Chi è costui, che anche il vento e il mare gli obbediscono?

PRIMA LETTURA: 2Sam. 12,1-7a.10-17

Ho peccato contro il Signore.

SALMO: (Sal 50)

Crea in me, o Dio, un cuore puro.

“In quel medesimo giorno, venuta la sera, Gesù disse ai suoi discepoli: «Passiamo all’altra riva». E, congedata la folla, lo presero con sé, così com’era, nella barca. C’erano anche altre barche con lui.
Ci fu una grande tempesta di vento e le onde si rovesciavano nella barca, tanto che ormai era piena. Egli se ne stava a poppa, sul cuscino, e dormiva. Allora lo svegliarono e gli dissero: «Maestro, non t’importa che siamo perduti?».
Si destò, minacciò il vento e disse al mare: «Taci, càlmati!». Il vento cessò e ci fu grande bonaccia. Poi disse loro: «Perché avete paura? Non avete ancora fede?».
E furono presi da grande timore e si dicevano l’un l’altro: «Chi è dunque costui, che anche il vento e il mare gli obbediscono?».”

Mc 4,35-41

“Maestro, non ti importa che moriamo?” (4,38).
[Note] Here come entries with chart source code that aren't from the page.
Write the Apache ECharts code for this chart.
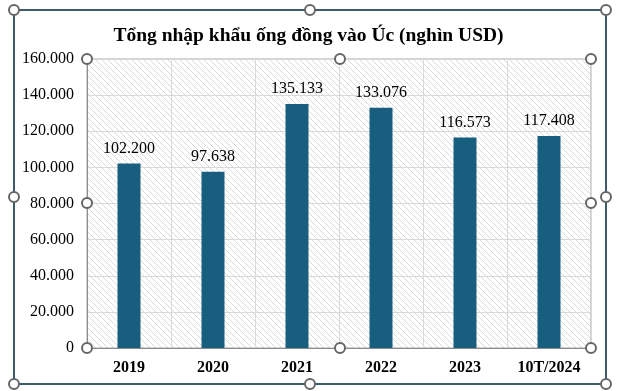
<!DOCTYPE html>
<html><head><meta charset="utf-8">
<script src="https://cdn.jsdelivr.net/npm/echarts@6/dist/echarts.min.js"></script>
<style>html,body{margin:0;padding:0;background:#fff;}#c{width:617px;height:391px;}</style>
</head><body><div id="c"></div>
<script>
const categories = ['2019','2020','2021','2022','2023','10T/2024'];
const values = [102200, 97638, 135133, 133076, 116573, 117408];
const titleText = 'Tổng nhập khẩu ống đồng vào Úc (nghìn USD)';

function fmt(v){ return String(v).replace(/\B(?=(\d{3})+(?!\d))/g, '.'); }

const pc = document.createElement('canvas');
pc.width = 6; pc.height = 6;
const g = pc.getContext('2d');
g.fillStyle = '#ffffff'; g.fillRect(0,0,6,6);
g.strokeStyle = '#dadada'; g.lineWidth = 1;
g.beginPath();
g.moveTo(-1,-1); g.lineTo(7,7);
g.moveTo(-4,2); g.lineTo(4,10);
g.moveTo(2,-4); g.lineTo(10,4);
g.stroke();

const chart = echarts.init(document.getElementById('c'), null, {renderer:'canvas'});
const handle = (x,y)=>({type:'circle', shape:{cx:x, cy:y, r:5}, style:{fill:'#fff', stroke:'#666666', lineWidth:2}, z:100});
chart.setOption({
  animation:false,
  backgroundColor:'#fff',
  title:{text:titleText, left:'center', top:21, textStyle:{fontFamily:'Liberation Serif', fontWeight:'bold', fontSize:19.5, color:'#000'}},
  grid:{left:87, right:26, top:59, bottom:43, show:true, backgroundColor:{image:pc, repeat:'repeat'}, borderColor:'#a6a6a6', borderWidth:1},
  xAxis:{type:'category', data:categories,
    axisLine:{lineStyle:{color:'#8c8c8c'}}, axisTick:{show:false},
    splitLine:{show:true, lineStyle:{color:'#d9d9d9'}},
    axisLabel:{fontFamily:'Liberation Serif', fontWeight:'bold', fontSize:16, color:'#000', margin:12}},
  yAxis:{type:'value', min:0, max:160000, interval:20000,
    axisLine:{show:true, lineStyle:{color:'#8c8c8c'}}, axisTick:{show:false},
    splitLine:{lineStyle:{color:'#d9d9d9'}},
    axisLabel:{fontFamily:'Liberation Serif', fontSize:16, color:'#000', margin:13, formatter:v=>fmt(v)}},
  series:[{type:'bar', data:values, barWidth:23, itemStyle:{color:'#175e7f'},
    label:{show:true, position:'top', distance:7, fontFamily:'Liberation Serif', fontSize:16, color:'#000', formatter:p=>fmt(p.value)}}],
  graphic:[
    {type:'rect', shape:{x:14, y:10, width:592, height:374}, style:{fill:null, stroke:'#3e5b6b', lineWidth:2}, z:90},
    handle(14,10), handle(310,10), handle(606,10),
    handle(14,197), handle(606,197),
    handle(14,384), handle(310,384), handle(606,384),
    handle(87,59), handle(340,59), handle(591,59),
    handle(87,203), handle(591,203),
    handle(87,348), handle(340,348), handle(591,348)
  ]
});
</script></body></html>
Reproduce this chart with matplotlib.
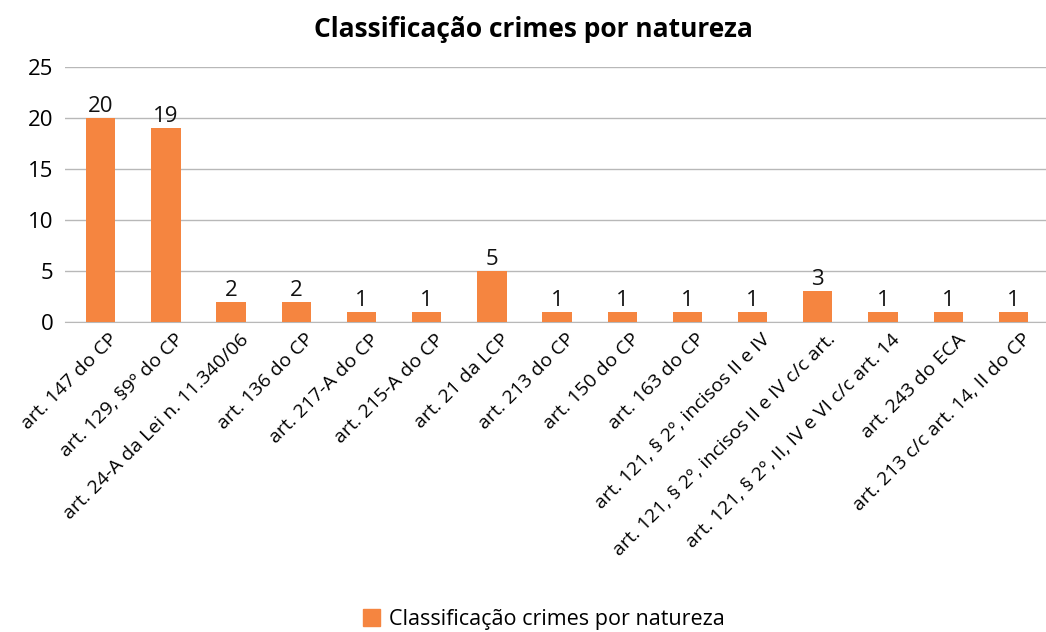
import numpy as np
import matplotlib.pyplot as plt
import matplotlib.transforms as mtransforms
from matplotlib.patches import Patch

# dados do gráfico
categorias = [
    "art. 147 do CP",
    "art. 129, §9º do CP",
    "art. 24-A da Lei n. 11.340/06",
    "art. 136 do CP",
    "art. 217-A do CP",
    "art. 215-A do CP",
    "art. 21 da LCP",
    "art. 213 do CP",
    "art. 150 do CP",
    "art. 163 do CP",
    "art. 121, § 2º, incisos II e IV",
    "art. 121, § 2º, incisos II e IV c/c art.",
    "art. 121, § 2º, II, IV e VI c/c art. 14",
    "art. 243 do ECA",
    "art. 213 c/c art. 14, II do CP",
]
valores = [20, 19, 2, 2, 1, 1, 5, 1, 1, 1, 1, 3, 1, 1, 1]
serie = "Classificação crimes por natureza"

laranja = "#F58540"
plt.rcParams['font.family'] = ['Open Sans', 'DejaVu Sans']

fig = plt.figure(figsize=(10.46, 6.32), dpi=100)
ax = fig.add_axes([0.062, 0.4905, 0.938, 0.4035])

x = np.arange(len(categorias))
ax.bar(x, valores, width=0.45, color=laranja, zorder=3)

for xi, v in zip(x, valores):
    ax.text(xi, v + 0.1, str(v), ha='center', va='bottom', fontsize=16, color='#111111')

ax.set_ylim(0, 25)
ax.set_xlim(-0.55, 14.5)
ax.set_yticks([0, 5, 10, 15, 20, 25])
ax.yaxis.grid(True, color='#b8b8b8', lw=1, zorder=0)
ax.tick_params(axis='y', length=0, labelsize=16, pad=8)
ax.tick_params(axis='x', length=0, pad=6)
ax.set_xticks(x)
ax.set_xticklabels(categorias, rotation=45, ha='right', rotation_mode='anchor', fontsize=14)
# desloca um pouco os rótulos para a direita
desloc = mtransforms.ScaledTranslation(8 / 100, 0, fig.dpi_scale_trans)
for lbl in ax.get_xticklabels():
    lbl.set_transform(lbl.get_transform() + desloc)
for s in ['top', 'right', 'left']:
    ax.spines[s].set_visible(False)
ax.spines['bottom'].set_color('#b8b8b8')

fig.suptitle(serie, fontsize=19, fontweight='bold', x=0.51, y=0.975)

fig.legend(handles=[Patch(color=laranja, label=serie)], loc='center', bbox_to_anchor=(0.52, 0.02),
           frameon=False, fontsize=15.5, handlelength=0.8, handleheight=0.8, handletextpad=0.4)

fig.savefig("out.png", dpi=100)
Questa drammatica domanda esprime il grido di un’umanità che non sente la presenza amorevole e provvidenziale di Dio, anzi si sente abbandonata proprio nel momento di maggior pericolo. La sofferenza genera paura, la sensazione di abbandono getta nell’angoscia e, talvolta, suscita una rivolta interiore che conduce l’uomo a fare a meno di Dio. Se Dio non s’interessa di noi, se non si prende cura di noi, perché mai dovremmo obbedire a Lui? Perché cercare un Dio che resta lontano e segue con sovrana indifferenza il cammino tempestoso dell’umanità? La domanda dei discepoli è l’anteprima di quella ribellione contro Dio che ha segnato tutta la modernità e attraversa anche la nostra epoca. In effetti, l’uomo contemporaneo non si rivolge più a Dio, pensa di poter fare da solo e crede di avere tutte le capacità per affrontare e risolvere le grandi tempeste della storia.

Quella dei discepoli non è una rivolta, anzi può essere interpretata come una preghiera, in fondo contiene un’implicita richiesta di aiuto. Gesù sembra dormire (4,38), in realtà attende la preghiera fiduciosa. Solo allora può manifestare la sua autorità: “Si destò, minacciò il vento” (4,39). L’evangelista usa lo stesso che ha già utilizzato nella scena dell’indemoniato (1,24). La tempesta assume così un valore simbolico, è icona di quel male che accompagna la storia personale e collettiva. Il Vangelo annuncia che Gesù ha la forza di sconfiggere il male. Lui solo può farlo. Ma non può agire se l’uomo non ha fiducia in Lui, ha le mani legate se l’uomo pensa di fare da solo. Per questo rimprovera i discepoli: “Perché avete paura? Non avete ancora fede?” (4,40). Il male attraversa la storia ma non può nulla se l’uomo rimane aggrappato a Dio. Se invece s’insinua la paura, se l’uomo mette Dio sul banco degli imputati, allora il male invade il cuore dell’uomo e diviene più forte, rischia di travolgere tutto. Impegniamoci perciò a sostenerci nel tempo della prova per custodire la fiducia in Dio fonte della vita e dell’amore.